Records shown:

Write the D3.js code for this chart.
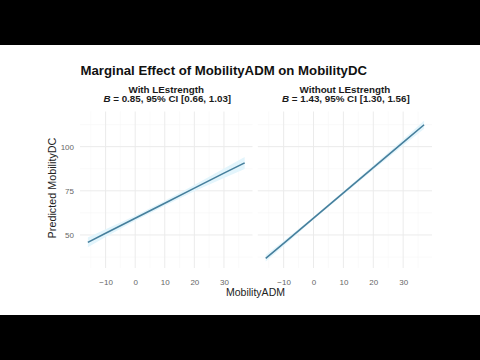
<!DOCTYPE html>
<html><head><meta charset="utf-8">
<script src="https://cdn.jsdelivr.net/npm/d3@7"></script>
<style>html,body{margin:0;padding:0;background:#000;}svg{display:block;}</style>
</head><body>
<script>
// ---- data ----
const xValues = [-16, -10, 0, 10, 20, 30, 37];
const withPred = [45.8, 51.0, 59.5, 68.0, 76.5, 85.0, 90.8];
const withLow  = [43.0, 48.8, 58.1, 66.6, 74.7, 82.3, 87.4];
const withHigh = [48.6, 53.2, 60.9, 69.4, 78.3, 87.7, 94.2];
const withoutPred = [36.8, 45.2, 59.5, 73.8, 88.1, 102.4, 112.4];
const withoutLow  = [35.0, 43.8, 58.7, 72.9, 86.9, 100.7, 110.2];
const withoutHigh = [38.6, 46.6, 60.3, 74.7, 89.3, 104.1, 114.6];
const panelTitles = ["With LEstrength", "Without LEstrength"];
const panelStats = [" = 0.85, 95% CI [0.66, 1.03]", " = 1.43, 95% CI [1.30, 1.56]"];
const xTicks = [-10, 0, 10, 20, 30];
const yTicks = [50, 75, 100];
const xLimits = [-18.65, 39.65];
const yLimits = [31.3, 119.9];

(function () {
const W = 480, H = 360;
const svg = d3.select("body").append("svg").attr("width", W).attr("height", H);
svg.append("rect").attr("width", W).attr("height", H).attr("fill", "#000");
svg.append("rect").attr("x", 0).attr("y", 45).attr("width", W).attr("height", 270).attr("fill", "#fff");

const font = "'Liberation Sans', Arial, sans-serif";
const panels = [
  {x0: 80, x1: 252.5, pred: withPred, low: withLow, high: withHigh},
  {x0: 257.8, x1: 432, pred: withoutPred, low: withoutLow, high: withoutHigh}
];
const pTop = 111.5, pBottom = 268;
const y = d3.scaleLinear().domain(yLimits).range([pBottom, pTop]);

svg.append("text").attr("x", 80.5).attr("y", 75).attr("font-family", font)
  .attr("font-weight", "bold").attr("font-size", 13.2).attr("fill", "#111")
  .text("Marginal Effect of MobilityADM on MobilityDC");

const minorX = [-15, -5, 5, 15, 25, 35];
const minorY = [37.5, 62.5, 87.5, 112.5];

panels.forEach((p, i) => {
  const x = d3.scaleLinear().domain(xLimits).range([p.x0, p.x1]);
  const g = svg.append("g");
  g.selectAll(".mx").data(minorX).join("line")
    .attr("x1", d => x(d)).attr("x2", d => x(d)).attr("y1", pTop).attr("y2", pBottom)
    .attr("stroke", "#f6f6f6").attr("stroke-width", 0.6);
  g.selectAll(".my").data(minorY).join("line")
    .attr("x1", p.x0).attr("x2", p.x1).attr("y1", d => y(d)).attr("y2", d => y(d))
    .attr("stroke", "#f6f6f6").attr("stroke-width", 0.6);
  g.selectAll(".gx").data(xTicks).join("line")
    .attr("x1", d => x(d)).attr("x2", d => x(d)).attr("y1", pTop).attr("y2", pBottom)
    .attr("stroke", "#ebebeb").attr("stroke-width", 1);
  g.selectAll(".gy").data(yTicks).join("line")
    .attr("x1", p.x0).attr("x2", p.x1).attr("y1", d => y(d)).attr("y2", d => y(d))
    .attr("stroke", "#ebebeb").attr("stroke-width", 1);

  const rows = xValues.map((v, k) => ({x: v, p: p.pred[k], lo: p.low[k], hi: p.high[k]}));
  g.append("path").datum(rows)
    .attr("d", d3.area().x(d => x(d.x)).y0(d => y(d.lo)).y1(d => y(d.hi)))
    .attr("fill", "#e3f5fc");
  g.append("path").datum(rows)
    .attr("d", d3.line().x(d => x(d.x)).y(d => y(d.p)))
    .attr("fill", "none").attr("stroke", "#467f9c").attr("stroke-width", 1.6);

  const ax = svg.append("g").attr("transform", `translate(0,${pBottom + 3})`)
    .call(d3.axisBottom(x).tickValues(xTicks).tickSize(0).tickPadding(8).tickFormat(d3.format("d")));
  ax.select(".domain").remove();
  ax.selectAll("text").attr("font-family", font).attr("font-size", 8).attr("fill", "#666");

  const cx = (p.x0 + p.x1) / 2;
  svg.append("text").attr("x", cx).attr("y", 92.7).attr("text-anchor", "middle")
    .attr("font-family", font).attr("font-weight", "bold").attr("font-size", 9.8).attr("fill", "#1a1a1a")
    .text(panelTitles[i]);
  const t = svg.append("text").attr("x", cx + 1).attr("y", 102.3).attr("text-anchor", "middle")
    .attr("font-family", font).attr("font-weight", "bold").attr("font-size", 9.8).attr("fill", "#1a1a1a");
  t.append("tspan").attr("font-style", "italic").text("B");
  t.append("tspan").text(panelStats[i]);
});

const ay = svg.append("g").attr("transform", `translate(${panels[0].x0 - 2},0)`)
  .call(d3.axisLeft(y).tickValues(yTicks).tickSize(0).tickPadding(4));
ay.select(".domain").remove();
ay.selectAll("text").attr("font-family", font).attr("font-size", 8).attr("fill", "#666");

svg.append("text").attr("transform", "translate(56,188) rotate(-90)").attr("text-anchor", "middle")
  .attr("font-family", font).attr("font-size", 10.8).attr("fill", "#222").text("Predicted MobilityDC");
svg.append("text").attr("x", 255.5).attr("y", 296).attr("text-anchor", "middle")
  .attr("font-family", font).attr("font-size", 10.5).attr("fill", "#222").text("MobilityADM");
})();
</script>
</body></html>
* * *
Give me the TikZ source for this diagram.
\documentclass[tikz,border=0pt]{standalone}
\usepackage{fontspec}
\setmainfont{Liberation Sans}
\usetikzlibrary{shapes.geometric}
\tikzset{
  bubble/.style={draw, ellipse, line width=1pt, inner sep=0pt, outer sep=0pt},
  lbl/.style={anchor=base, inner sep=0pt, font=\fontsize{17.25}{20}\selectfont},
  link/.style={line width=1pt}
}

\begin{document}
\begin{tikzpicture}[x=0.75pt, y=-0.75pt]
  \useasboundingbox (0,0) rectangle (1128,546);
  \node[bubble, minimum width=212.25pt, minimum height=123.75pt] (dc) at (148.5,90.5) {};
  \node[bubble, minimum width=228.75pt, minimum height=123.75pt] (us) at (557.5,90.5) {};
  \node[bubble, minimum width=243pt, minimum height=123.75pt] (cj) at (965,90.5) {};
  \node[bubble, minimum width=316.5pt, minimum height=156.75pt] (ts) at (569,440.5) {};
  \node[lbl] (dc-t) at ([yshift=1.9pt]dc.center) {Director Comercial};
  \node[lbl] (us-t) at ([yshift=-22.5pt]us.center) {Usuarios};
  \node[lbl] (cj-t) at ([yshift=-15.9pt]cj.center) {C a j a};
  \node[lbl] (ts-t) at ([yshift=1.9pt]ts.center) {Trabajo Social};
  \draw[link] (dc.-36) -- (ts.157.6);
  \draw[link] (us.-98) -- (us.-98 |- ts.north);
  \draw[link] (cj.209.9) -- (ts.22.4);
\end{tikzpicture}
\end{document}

Direction: Nothing but the lines above, starting at the line that contains "Write the D3.js code for this chart." and ending at the line that contains "y = d3.scaleLinear().domain(yLimits).range([pBottom, pTop]);", should be given again, exactly and without the pictures.

Task response:
Write the D3.js code for this chart.
<!DOCTYPE html>
<html><head><meta charset="utf-8">
<script src="https://cdn.jsdelivr.net/npm/d3@7"></script>
<style>html,body{margin:0;padding:0;background:#000;}svg{display:block;}</style>
</head><body>
<script>
// ---- data ----
const xValues = [-16, -10, 0, 10, 20, 30, 37];
const withPred = [45.8, 51.0, 59.5, 68.0, 76.5, 85.0, 90.8];
const withLow  = [43.0, 48.8, 58.1, 66.6, 74.7, 82.3, 87.4];
const withHigh = [48.6, 53.2, 60.9, 69.4, 78.3, 87.7, 94.2];
const withoutPred = [36.8, 45.2, 59.5, 73.8, 88.1, 102.4, 112.4];
const withoutLow  = [35.0, 43.8, 58.7, 72.9, 86.9, 100.7, 110.2];
const withoutHigh = [38.6, 46.6, 60.3, 74.7, 89.3, 104.1, 114.6];
const panelTitles = ["With LEstrength", "Without LEstrength"];
const panelStats = [" = 0.85, 95% CI [0.66, 1.03]", " = 1.43, 95% CI [1.30, 1.56]"];
const xTicks = [-10, 0, 10, 20, 30];
const yTicks = [50, 75, 100];
const xLimits = [-18.65, 39.65];
const yLimits = [31.3, 119.9];

(function () {
const W = 480, H = 360;
const svg = d3.select("body").append("svg").attr("width", W).attr("height", H);
svg.append("rect").attr("width", W).attr("height", H).attr("fill", "#000");
svg.append("rect").attr("x", 0).attr("y", 45).attr("width", W).attr("height", 270).attr("fill", "#fff");

const font = "'Liberation Sans', Arial, sans-serif";
const panels = [
  {x0: 80, x1: 252.5, pred: withPred, low: withLow, high: withHigh},
  {x0: 257.8, x1: 432, pred: withoutPred, low: withoutLow, high: withoutHigh}
];
const pTop = 111.5, pBottom = 268;
const y = d3.scaleLinear().domain(yLimits).range([pBottom, pTop]);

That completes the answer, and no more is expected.